For fixed \(i\), \(\var(U_i)\) at first increases and then decreases to 0 as \(n\) increases from \(i\) to \(m\). Thus, \(U_i\) is inconsistent.

The following graph shows \(\var(U_1)\) as a function of \(n\) for \(m = 100\).

The variance of Un,1 as a function of n

An Estimator of \(m\) based on the sample mean

In this subsection, we will derive another estimator of the parameter \(m\) based on the average of the sample variables \(M = \frac{1}{n} \sum_{i=1}^n x_i\), (the sample mean) and compare this estimator with the estimator based on the maximum of the variables (the largest order statistic).

\(\E(M) = \frac{m + 1}{2}\).

Proof:

Recall that \(X_i\) is uniformly distributed on \(D\) for each \(i\) and hence \(\E(X_i) = \frac{m + 1}{2}\).

It follows that \(V = 2 \, M - 1\) is an unbiased estimator of \(m\). Moreover, it seems that superficially at least, \(V\) uses more information from the sample (since it involves all of the sample variables) than \(U_n\). Could it be better? To find out, we need to compute the variance of the estimator (which, since it is unbiased, is the mean square error). This computation is a bit complicated since the sample variables are dependent. We will compute the variance of the sum as the sum of all of the pairwise covariances.

For distinct \(i, \; j \in \{1, 2, \ldots, n\}\), \(\cov(X_i, X_j) = -\frac{m+1}{12}\).

Proof:

First recall that given \(X_i = x\), \(X_j\) is uniformly distributed on \(D \setminus \{x\}\). Hence \(\E(X_j \mid X_i = x) = \frac{m(m + 1)}{2 (m - 1)} - \frac{x}{m - 1}\). Thus conditioning on \(X_i\) gives \(\E(X_i X_j) = \frac{(m +1)(3 \, m + 2)}{12}\). The result now follows from the standard formula \(\cov(X_i, X_j) = \E(X_i X_j) - \E(X_i) \E(X_j)\).

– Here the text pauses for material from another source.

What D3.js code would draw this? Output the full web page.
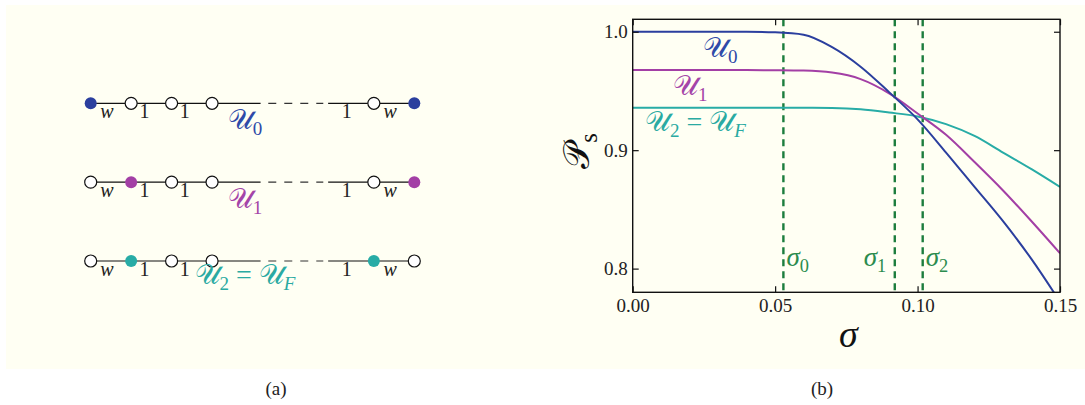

For \(i \in \{1, 2, \ldots, n\}\), \(\var(X_i) = \frac{m^2 - 1}{12}\).

Proof:

This follows since \(X_i\) is uniformly distributed on \(D\).

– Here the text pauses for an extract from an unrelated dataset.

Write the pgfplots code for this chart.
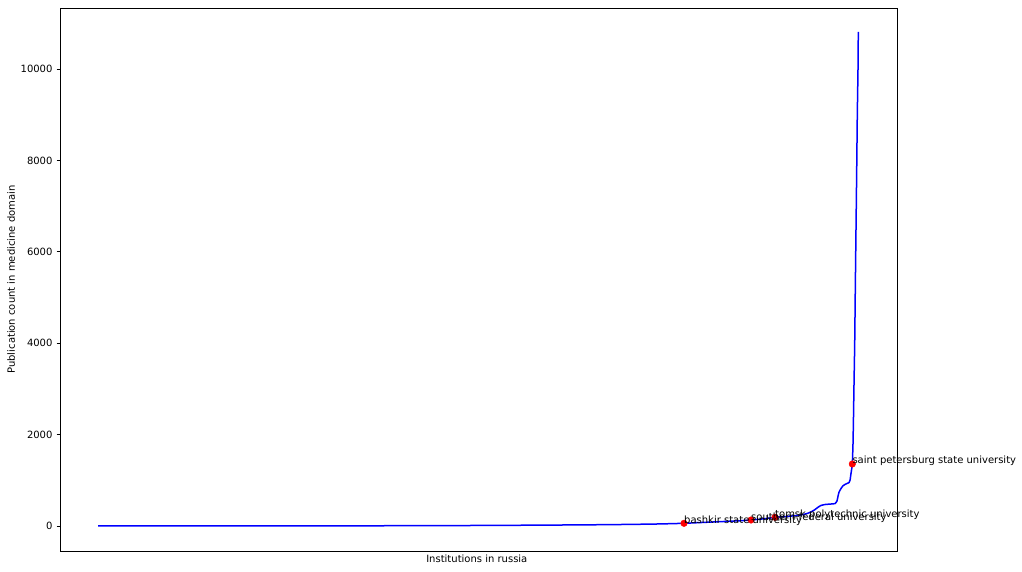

\(\var(M) = \frac{(m+1)(m-n)}{12 \, n}\).

Proof:

The variance of \(M\) is \(\frac{1}{n^2}\) times the sum of \(\cov(X_i, X_j)\) over all \(i, \; j \in \{1, 2, \ldots, n\}\). There are \(n\) covariance terms with the value given in Exercise 18 and \(n^2 - n\) terms with the value given in Exercise 17. Simplifying gives the result.

\(\var(V) = \frac{(m + 1)(m - n)}{3 \, n}\).

Proof:

This follows from the previous exercise and standard properties of variance.

The variance in Exercise 20 is decreasing with \(n\), so the estimator \(V\) is also consistent. Let's compute the relative efficiency of the estimator based on the maximum to the estimator based on the mean.

\(\var(V) / \var(U_n) = (n + 2) / 3\).

Thus, once again, the estimator based on the maximum is better. In addition to the mathematical analysis, all of the estimators except \(U_n\) can sometimes be manifestly worthless by giving estimates that are smaller than some of the smaple values.

Sampling with Replacement

If the sampling is with replacement, then the sample \(\bs{X} = (X_1, X_2, \ldots, X_n)\) is a sequence of independent and identically distributed random variables. The order statistics from such samples are studied in the chapter on Random Samples.

Examples and Applications

Suppose that in a lottery, tickets numbered from 1 to 25 are placed in a bowl. Five tickets are chosen at random and without replacement.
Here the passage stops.